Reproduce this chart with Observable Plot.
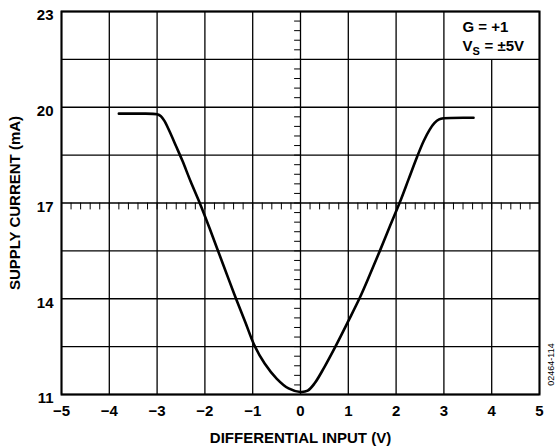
<!DOCTYPE html>
<html>
<head>
<meta charset="utf-8">
<script src="https://cdn.jsdelivr.net/npm/d3@7"></script>
<script src="https://cdn.jsdelivr.net/npm/@observablehq/plot@0.6"></script>
<style>
  html, body { margin: 0; padding: 0; background: #fff; }
  #chart { width: 558px; height: 448px; }
</style>
</head>
<body>
<div id="chart"></div>
<script>
// Curve data
const inputV = [-3.8, -3.4, -3.0, -2.92, -2.85, -2.75, -2.6, -2.47, -2.3, -2.1, -1.9, -1.75, -1.5, -1.33, -1.15, -0.97, -0.75, -0.5, -0.25, 0, 0.15, 0.3, 0.5, 0.73, 1.0, 1.24, 1.45, 1.66, 1.87, 2.08, 2.26, 2.44, 2.58, 2.7, 2.8, 2.9, 3.0, 3.62];
const supplyMA = [19.8, 19.8, 19.78, 19.72, 19.58, 19.28, 18.77, 18.32, 17.68, 16.97, 16.2, 15.6, 14.6, 13.93, 13.25, 12.56, 11.97, 11.5, 11.19, 11.08, 11.12, 11.36, 11.86, 12.5, 13.3, 14.03, 14.75, 15.5, 16.27, 17.03, 17.74, 18.45, 18.95, 19.29, 19.5, 19.62, 19.655, 19.67];

// Axes / grid
const xTicks = [-5, -4, -3, -2, -1, 0, 1, 2, 3, 4, 5];
const yLabels = [11, 14, 17, 20, 23];
const yGrid = [11, 12.5, 14, 15.5, 17, 18.5, 20, 21.5, 23];
const xMinor = d3.range(-50, 51, 2).map(d => d / 10);   // every 0.2 V on the 17 mA line
const yMinor = d3.range(110, 231, 3).map(d => d / 10);  // every 0.3 mA on the 0 V line
const noteCellX = 4;      // grid line interrupted by the annotation box
const noteCellTop = 21.5; // annotation box bottom grid line

const xTitle = "DIFFERENTIAL INPUT (V)";
const yTitle = "SUPPLY CURRENT (mA)";
const noteG = "G = +1";
const noteV = "V";
const noteSub = "S";
const noteVs = "= ±5V";
const figId = "02464-114";

const data = inputV.map((x, i) => ({x, y: supplyMA[i]}));

const tickShape = {draw(context, l) { context.moveTo(0, -l / 2); context.lineTo(0, l / 2); }};

const chart = Plot.plot({
  width: 558,
  height: 448,
  marginLeft: 61,
  marginRight: 19,
  marginTop: 11,
  marginBottom: 54,
  style: {fontFamily: "'Liberation Sans', Arial, sans-serif", color: "#000", background: "#fff", overflow: "visible"},
  x: {domain: [-5, 5]},
  y: {domain: [11, 23]},
  marks: [
    Plot.ruleX(xTicks, {x: d => d, y1: () => 11, y2: d => d === noteCellX ? noteCellTop : 23, stroke: "#000", strokeWidth: 1.3}),
    Plot.ruleY(yGrid, {stroke: "#000", strokeWidth: 1.3}),
    Plot.vector(xMinor, {x: d => d, y: () => 17, length: 6, rotate: 0, anchor: "middle", shape: tickShape, stroke: "#000", strokeWidth: 1}),
    Plot.vector(yMinor, {x: () => 0, y: d => d, length: 6, rotate: 90, anchor: "middle", shape: tickShape, stroke: "#000", strokeWidth: 1}),
    Plot.frame({stroke: "#000", strokeWidth: 2}),
    Plot.line(data, {x: "x", y: "y", curve: "catmull-rom", stroke: "#000", strokeWidth: 2.6}),
    Plot.axisX({ticks: xTicks, tickSize: 0, tickPadding: 11, fontSize: 15, fontWeight: "bold", label: null}),
    Plot.axisY({ticks: yLabels, tickSize: 0, tickPadding: 8, fontSize: 15, fontWeight: "bold", dy: 4, label: null}),
    Plot.text([xTitle], {frameAnchor: "bottom", dy: 44, textAnchor: "middle", fontSize: 15, fontWeight: "bold", lineAnchor: "middle"}),
    Plot.text([yTitle], {frameAnchor: "left", dx: -46, rotate: -90, textAnchor: "middle", fontSize: 15, fontWeight: "bold", lineAnchor: "middle"}),
    Plot.text([noteG], {frameAnchor: "top-right", dx: -77, dy: 15.5, textAnchor: "start", lineAnchor: "middle", fontSize: 15, fontWeight: "bold"}),
    Plot.text([noteV], {frameAnchor: "top-right", dx: -77, dy: 34.5, textAnchor: "start", lineAnchor: "middle", fontSize: 15, fontWeight: "bold"}),
    Plot.text([noteSub], {frameAnchor: "top-right", dx: -67, dy: 39.5, textAnchor: "start", lineAnchor: "middle", fontSize: 11, fontWeight: "bold"}),
    Plot.text([noteVs], {frameAnchor: "top-right", dx: -55, dy: 34.5, textAnchor: "start", lineAnchor: "middle", fontSize: 15, fontWeight: "bold"}),
    Plot.text([figId], {frameAnchor: "bottom-right", dx: 12, dy: -30, rotate: -90, textAnchor: "middle", lineAnchor: "middle", fontSize: 9})
  ]
});
document.getElementById("chart").appendChild(chart);
</script>
</body>
</html>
□ □ □
◆ **Required task**:
Restate the listing above word for word, and skip the pictures.

◆ **Right answer**:
Reproduce this chart with Observable Plot.
<!DOCTYPE html>
<html>
<head>
<meta charset="utf-8">
<script src="https://cdn.jsdelivr.net/npm/d3@7"></script>
<script src="https://cdn.jsdelivr.net/npm/@observablehq/plot@0.6"></script>
<style>
  html, body { margin: 0; padding: 0; background: #fff; }
  #chart { width: 558px; height: 448px; }
</style>
</head>
<body>
<div id="chart"></div>
<script>
// Curve data
const inputV = [-3.8, -3.4, -3.0, -2.92, -2.85, -2.75, -2.6, -2.47, -2.3, -2.1, -1.9, -1.75, -1.5, -1.33, -1.15, -0.97, -0.75, -0.5, -0.25, 0, 0.15, 0.3, 0.5, 0.73, 1.0, 1.24, 1.45, 1.66, 1.87, 2.08, 2.26, 2.44, 2.58, 2.7, 2.8, 2.9, 3.0, 3.62];
const supplyMA = [19.8, 19.8, 19.78, 19.72, 19.58, 19.28, 18.77, 18.32, 17.68, 16.97, 16.2, 15.6, 14.6, 13.93, 13.25, 12.56, 11.97, 11.5, 11.19, 11.08, 11.12, 11.36, 11.86, 12.5, 13.3, 14.03, 14.75, 15.5, 16.27, 17.03, 17.74, 18.45, 18.95, 19.29, 19.5, 19.62, 19.655, 19.67];

// Axes / grid
const xTicks = [-5, -4, -3, -2, -1, 0, 1, 2, 3, 4, 5];
const yLabels = [11, 14, 17, 20, 23];
const yGrid = [11, 12.5, 14, 15.5, 17, 18.5, 20, 21.5, 23];
const xMinor = d3.range(-50, 51, 2).map(d => d / 10);   // every 0.2 V on the 17 mA line
const yMinor = d3.range(110, 231, 3).map(d => d / 10);  // every 0.3 mA on the 0 V line
const noteCellX = 4;      // grid line interrupted by the annotation box
const noteCellTop = 21.5; // annotation box bottom grid line

const xTitle = "DIFFERENTIAL INPUT (V)";
const yTitle = "SUPPLY CURRENT (mA)";
const noteG = "G = +1";
const noteV = "V";
const noteSub = "S";
const noteVs = "= ±5V";
const figId = "02464-114";

const data = inputV.map((x, i) => ({x, y: supplyMA[i]}));

const tickShape = {draw(context, l) { context.moveTo(0, -l / 2); context.lineTo(0, l / 2); }};

const chart = Plot.plot({
  width: 558,
  height: 448,
  marginLeft: 61,
  marginRight: 19,
  marginTop: 11,
  marginBottom: 54,
  style: {fontFamily: "'Liberation Sans', Arial, sans-serif", color: "#000", background: "#fff", overflow: "visible"},
  x: {domain: [-5, 5]},
  y: {domain: [11, 23]},
  marks: [
    Plot.ruleX(xTicks, {x: d => d, y1: () => 11, y2: d => d === noteCellX ? noteCellTop : 23, stroke: "#000", strokeWidth: 1.3}),
    Plot.ruleY(yGrid, {stroke: "#000", strokeWidth: 1.3}),
    Plot.vector(xMinor, {x: d => d, y: () => 17, length: 6, rotate: 0, anchor: "middle", shape: tickShape, stroke: "#000", strokeWidth: 1}),
    Plot.vector(yMinor, {x: () => 0, y: d => d, length: 6, rotate: 90, anchor: "middle", shape: tickShape, stroke: "#000", strokeWidth: 1}),
    Plot.frame({stroke: "#000", strokeWidth: 2}),
    Plot.line(data, {x: "x", y: "y", curve: "catmull-rom", stroke: "#000", strokeWidth: 2.6}),
    Plot.axisX({ticks: xTicks, tickSize: 0, tickPadding: 11, fontSize: 15, fontWeight: "bold", label: null}),
    Plot.axisY({ticks: yLabels, tickSize: 0, tickPadding: 8, fontSize: 15, fontWeight: "bold", dy: 4, label: null}),
    Plot.text([xTitle], {frameAnchor: "bottom", dy: 44, textAnchor: "middle", fontSize: 15, fontWeight: "bold", lineAnchor: "middle"}),
    Plot.text([yTitle], {frameAnchor: "left", dx: -46, rotate: -90, textAnchor: "middle", fontSize: 15, fontWeight: "bold", lineAnchor: "middle"}),
    Plot.text([noteG], {frameAnchor: "top-right", dx: -77, dy: 15.5, textAnchor: "start", lineAnchor: "middle", fontSize: 15, fontWeight: "bold"}),
    Plot.text([noteV], {frameAnchor: "top-right", dx: -77, dy: 34.5, textAnchor: "start", lineAnchor: "middle", fontSize: 15, fontWeight: "bold"}),
    Plot.text([noteSub], {frameAnchor: "top-right", dx: -67, dy: 39.5, textAnchor: "start", lineAnchor: "middle", fontSize: 11, fontWeight: "bold"}),
    Plot.text([noteVs], {frameAnchor: "top-right", dx: -55, dy: 34.5, textAnchor: "start", lineAnchor: "middle", fontSize: 15, fontWeight: "bold"}),
    Plot.text([figId], {frameAnchor: "bottom-right", dx: 12, dy: -30, rotate: -90, textAnchor: "middle", lineAnchor: "middle", fontSize: 9})
  ]
});
document.getElementById("chart").appendChild(chart);
</script>
</body>
</html>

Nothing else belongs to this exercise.